▸ PROMPT
Reproduce nothing but the lines from the start of the material through the line that includes "edges = list(range(n", both ends included, and omit every picture.
— BEGIN EXERCISE MATERIAL —
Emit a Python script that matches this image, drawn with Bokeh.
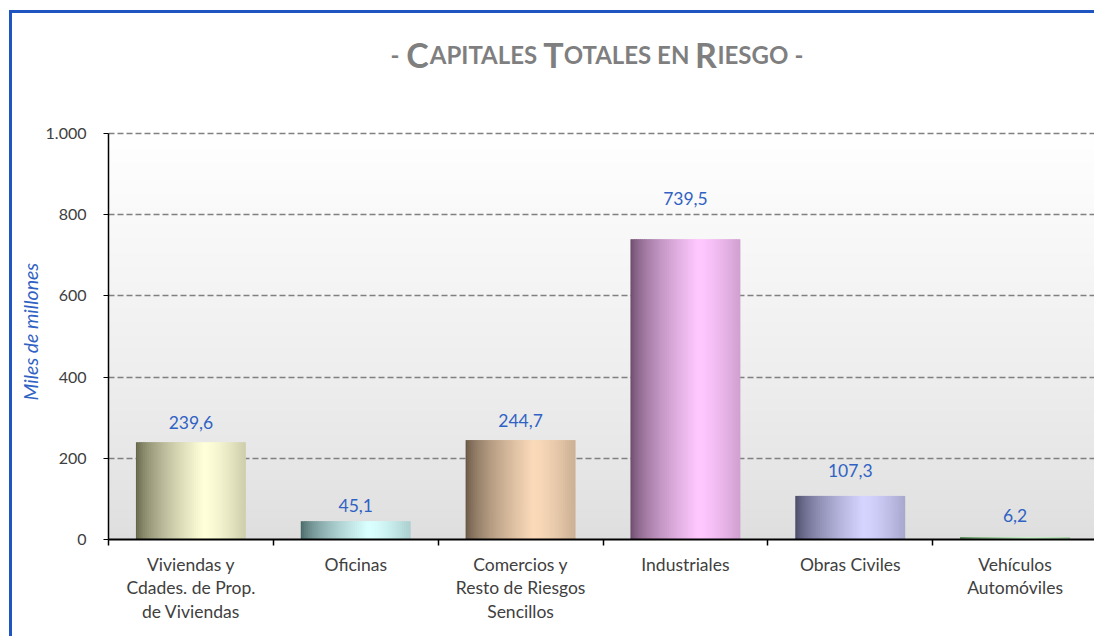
import numpy as np
from bokeh.plotting import figure
from bokeh.models import (Range1d, FixedTicker, ColumnDataSource, Title)
from bokeh.core.properties import value
from bokeh.embed import file_html
from bokeh.resources import INLINE

# ---------------- data ----------------
categories = ["Viviendas y\nCdades. de Prop.\nde Viviendas", "Oficinas",
              "Comercios y\nResto de Riesgos\nSencillos", "Industriales",
              "Obras Civiles", "Vehículos\nAutomóviles"]
capitales = [239.6, 45.1, 244.7, 739.5, 107.3, 6.2]
y_ticks = [0, 200, 400, 600, 800, 1000]
y_tick_labels = ["0", "200", "400", "600", "800", "1.000"]
y_label = "Miles de millones"
title_parts = ["-", "C", "APITALES", "T", "OTALES EN", "R", "IESGO", "-"]

# ---------------- styles ----------------
bar_light = [(255, 255, 218), (218, 255, 255), (250, 218, 185), (255, 200, 255), (212, 212, 255), (200, 240, 200)]
bar_dark = [(88, 88, 62), (62, 92, 92), (92, 76, 60), (96, 66, 96), (62, 62, 92), (80, 130, 80)]
label_gap = [20, 16, 20, 41, 25, 21]
SMALL, BIG = 24, 34
title_size = [SMALL, BIG, SMALL, BIG, SMALL, BIG, SMALL, SMALL]
title_adv_em = [0.66, 0.69, 4.73, 0.60, 5.47, 0.66, 3.21, 0.38]   # approx advance (incl. trailing space)
FONT = "Lato"
BLUE = "#3062c4"

n = len(categories)
centers = [i + 0.5 for i in range(n)]   # category slot centres on the x scale
edges = list(range(n + 1))              # category slot boundaries

FRAME_H = 519
Y_TOP = 1278                 # headroom above the data range for the title
PX = FRAME_H / Y_TOP         # pixels per unit

p = figure(x_range=Range1d(0, n), y_range=Range1d(0, Y_TOP),
           width=1085, height=626, output_backend="svg", toolbar_location=None,
           min_border_left=96, min_border_right=0,
           min_border_top=7, min_border_bottom=100)
p.margin = (10, 0, 0, 9)
p.styles = {"border-left": "3px solid #1f55c0", "border-top": "3px solid #1f55c0"}
p.outline_line_color = None
p.background_fill_color = "white"
p.border_fill_color = "white"

# background gradient (decoration)
rows = 200
t = np.linspace(0, 1, rows)
lvl = (222 + 33 * t ** 0.8).astype(np.uint8)
img = np.empty((rows, 1), dtype=np.uint32)
view = img.view(dtype=np.uint8).reshape((rows, 1, 4))
view[:, 0, 0] = lvl
view[:, 0, 1] = lvl
view[:, 0, 2] = lvl
view[:, 0, 3] = 255
p.image_rgba(image=[img], x=0, y=0, dw=n, dh=y_ticks[-1], level="image")

# grid
p.xgrid.grid_line_color = None
p.ygrid.ticker = FixedTicker(ticks=y_ticks)
p.ygrid.grid_line_color = "#808080"
p.ygrid.grid_line_dash = "6 3"
p.ygrid.grid_line_width = 1.5

# bars with cylinder shading
def shade(tt):
    if tt < 0.62:
        return (tt / 0.62) ** 0.6
    return 1 - 0.3 * ((tt - 0.62) / 0.38) ** 1.5

def mix(d, l, f):
    return "#%02x%02x%02x" % tuple(int(round(d[j] + f * (l[j] - d[j]))) for j in range(3))

N = 56
W = 0.667
for k in range(N):
    tt = (k + 0.5) / N
    off = -W / 2 + (k + 0.5) * W / N
    strip = ColumnDataSource(dict(
        x=[c + off for c in centers], val=capitales,
        color=[mix(bar_dark[i], bar_light[i], shade(tt)) for i in range(n)]))
    wk = W / N * (1.0 if k in (0, N - 1) else 1.8)
    p.vbar(x="x", top="val", width=wk, source=strip,
           fill_color="color", line_color=None)

# data labels
lab = ColumnDataSource(dict(x=centers, val=capitales,
                            txt=[f"{v:.1f}".replace(".", ",") for v in capitales],
                            dy=[-g for g in label_gap]))
p.text(x="x", y="val", text="txt", y_offset="dy", source=lab,
       text_align="center", text_baseline="middle", text_font=value(FONT),
       text_font_size="17.5px", text_color=BLUE)

# title (small-caps look), placed in the headroom above the data range
frame_left, frame_right, frame_bottom = 108, 1097, 539
cx = (frame_left + frame_right) / 2
title_center = 596.5
advs = [a * s for a, s in zip(title_adv_em, title_size)]
x0 = title_center - sum(advs) / 2
starts = [x0 + sum(advs[:i]) for i in range(len(advs))]
tsrc = ColumnDataSource(dict(
    x=[n / 2] * len(title_parts), y=[(frame_bottom - 54) / PX] * len(title_parts),
    txt=title_parts, dx=[s - cx for s in starts],
    size=[f"{s}px" for s in title_size]))
p.text(x="x", y="y", text="txt", x_offset="dx", source=tsrc, text_align="left",
       text_baseline="alphabetic", text_font=value(FONT), text_font_style="bold",
       text_font_size="size", text_color="#7f7f7f")

# y axis
ya = p.yaxis[0]
ya.bounds = (y_ticks[0], y_ticks[-1])
ya.ticker = FixedTicker(ticks=y_ticks)
ya.major_label_overrides = dict(zip(y_ticks, y_tick_labels))
ya.major_label_text_font = FONT
ya.major_label_text_font_size = "16px"
ya.major_label_text_color = "#404040"
ya.major_label_standoff = 17
ya.major_tick_out = 5
ya.major_tick_in = 0
ya.major_tick_line_color = "black"
ya.minor_tick_line_color = None
ya.axis_line_color = "black"
ya.axis_line_width = 1.5

# y axis title, starting at the bottom of the frame and shifted up
p.add_layout(Title(text=y_label, align="left", offset=139,
                   text_font=FONT, text_font_style="italic", text_font_size="19.5px",
                   text_color=BLUE, standoff=2), "left")

# x axis: labels at slot centres, minor ticks at slot boundaries
xa = p.xaxis[0]
xa.ticker = FixedTicker(ticks=centers, minor_ticks=edges)
xa.major_label_overrides = dict(zip(centers, categories))
xa.major_tick_line_color = None
xa.major_tick_out = 0
xa.major_tick_in = 0
xa.minor_tick_out = 6
xa.minor_tick_in = 0
xa.minor_tick_line_color = "black"
xa.minor_tick_line_width = 1.5
xa.axis_line_color = "black"
xa.axis_line_width = 2
xa.major_label_standoff = 8
xa.major_label_text_font = FONT
xa.major_label_text_font_size = "17.5px"
xa.major_label_text_color = "#404040"
xa.major_label_text_line_height = 1.14

open("out.html", "w").write(file_html(p, INLINE))
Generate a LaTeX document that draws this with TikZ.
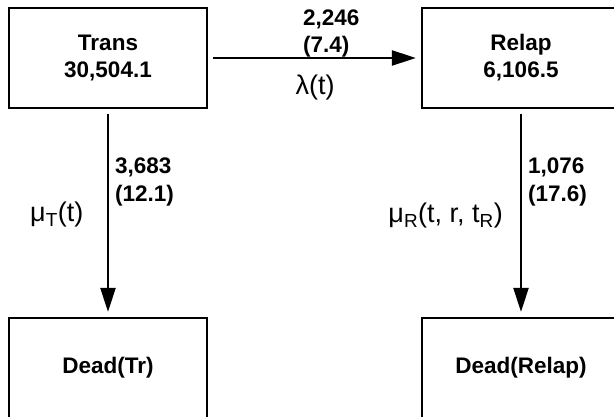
— END EXERCISE MATERIAL —
▸ EXERCISE RESULT
Emit a Python script that matches this image, drawn with Bokeh.
import numpy as np
from bokeh.plotting import figure
from bokeh.models import (Range1d, FixedTicker, ColumnDataSource, Title)
from bokeh.core.properties import value
from bokeh.embed import file_html
from bokeh.resources import INLINE

# ---------------- data ----------------
categories = ["Viviendas y\nCdades. de Prop.\nde Viviendas", "Oficinas",
              "Comercios y\nResto de Riesgos\nSencillos", "Industriales",
              "Obras Civiles", "Vehículos\nAutomóviles"]
capitales = [239.6, 45.1, 244.7, 739.5, 107.3, 6.2]
y_ticks = [0, 200, 400, 600, 800, 1000]
y_tick_labels = ["0", "200", "400", "600", "800", "1.000"]
y_label = "Miles de millones"
title_parts = ["-", "C", "APITALES", "T", "OTALES EN", "R", "IESGO", "-"]

# ---------------- styles ----------------
bar_light = [(255, 255, 218), (218, 255, 255), (250, 218, 185), (255, 200, 255), (212, 212, 255), (200, 240, 200)]
bar_dark = [(88, 88, 62), (62, 92, 92), (92, 76, 60), (96, 66, 96), (62, 62, 92), (80, 130, 80)]
label_gap = [20, 16, 20, 41, 25, 21]
SMALL, BIG = 24, 34
title_size = [SMALL, BIG, SMALL, BIG, SMALL, BIG, SMALL, SMALL]
title_adv_em = [0.66, 0.69, 4.73, 0.60, 5.47, 0.66, 3.21, 0.38]   # approx advance (incl. trailing space)
FONT = "Lato"
BLUE = "#3062c4"

n = len(categories)
centers = [i + 0.5 for i in range(n)]   # category slot centres on the x scale
edges = list(range(n + 1))              # category slot boundaries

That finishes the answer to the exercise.